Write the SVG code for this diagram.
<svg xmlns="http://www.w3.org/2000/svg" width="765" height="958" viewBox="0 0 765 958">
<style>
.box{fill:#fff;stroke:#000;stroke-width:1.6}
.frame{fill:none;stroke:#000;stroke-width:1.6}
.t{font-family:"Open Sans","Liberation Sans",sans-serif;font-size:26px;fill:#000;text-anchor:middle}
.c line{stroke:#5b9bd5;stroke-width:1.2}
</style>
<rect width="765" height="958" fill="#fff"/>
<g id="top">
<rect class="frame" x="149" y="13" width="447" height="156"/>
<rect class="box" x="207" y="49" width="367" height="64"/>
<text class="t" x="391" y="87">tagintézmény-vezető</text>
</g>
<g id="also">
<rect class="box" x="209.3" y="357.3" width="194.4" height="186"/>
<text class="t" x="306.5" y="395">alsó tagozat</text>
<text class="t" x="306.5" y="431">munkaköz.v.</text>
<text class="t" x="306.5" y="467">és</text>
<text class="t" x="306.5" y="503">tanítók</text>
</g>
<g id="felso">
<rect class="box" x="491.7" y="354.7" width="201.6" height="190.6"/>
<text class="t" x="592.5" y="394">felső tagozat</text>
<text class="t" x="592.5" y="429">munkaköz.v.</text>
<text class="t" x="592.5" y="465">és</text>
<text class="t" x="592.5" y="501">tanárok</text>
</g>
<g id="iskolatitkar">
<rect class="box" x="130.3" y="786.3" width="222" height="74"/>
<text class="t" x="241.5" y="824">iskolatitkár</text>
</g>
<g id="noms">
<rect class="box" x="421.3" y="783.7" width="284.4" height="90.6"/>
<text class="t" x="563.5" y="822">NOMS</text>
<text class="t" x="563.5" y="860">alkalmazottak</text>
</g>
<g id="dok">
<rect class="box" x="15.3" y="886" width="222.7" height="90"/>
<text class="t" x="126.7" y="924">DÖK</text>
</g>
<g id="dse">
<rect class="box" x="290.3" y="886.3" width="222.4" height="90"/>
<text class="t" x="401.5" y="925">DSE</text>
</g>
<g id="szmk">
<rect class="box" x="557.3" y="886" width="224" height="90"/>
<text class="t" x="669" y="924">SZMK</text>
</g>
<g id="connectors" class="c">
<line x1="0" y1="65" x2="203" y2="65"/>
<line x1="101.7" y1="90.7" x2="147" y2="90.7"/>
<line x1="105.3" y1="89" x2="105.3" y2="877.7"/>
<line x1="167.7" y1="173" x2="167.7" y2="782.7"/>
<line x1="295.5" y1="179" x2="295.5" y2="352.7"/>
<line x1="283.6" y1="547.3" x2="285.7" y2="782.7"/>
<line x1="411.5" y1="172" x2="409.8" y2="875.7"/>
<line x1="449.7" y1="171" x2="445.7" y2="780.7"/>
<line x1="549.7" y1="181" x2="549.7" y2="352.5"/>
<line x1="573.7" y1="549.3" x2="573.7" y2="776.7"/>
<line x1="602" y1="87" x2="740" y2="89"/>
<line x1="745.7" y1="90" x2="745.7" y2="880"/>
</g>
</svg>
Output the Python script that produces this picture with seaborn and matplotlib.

■ What you have to do: Search the records for the word "this". Copy every line that has it.

■ Task result:
Write the SVG code for this diagram.
Output the Python script that produces this picture with seaborn and matplotlib.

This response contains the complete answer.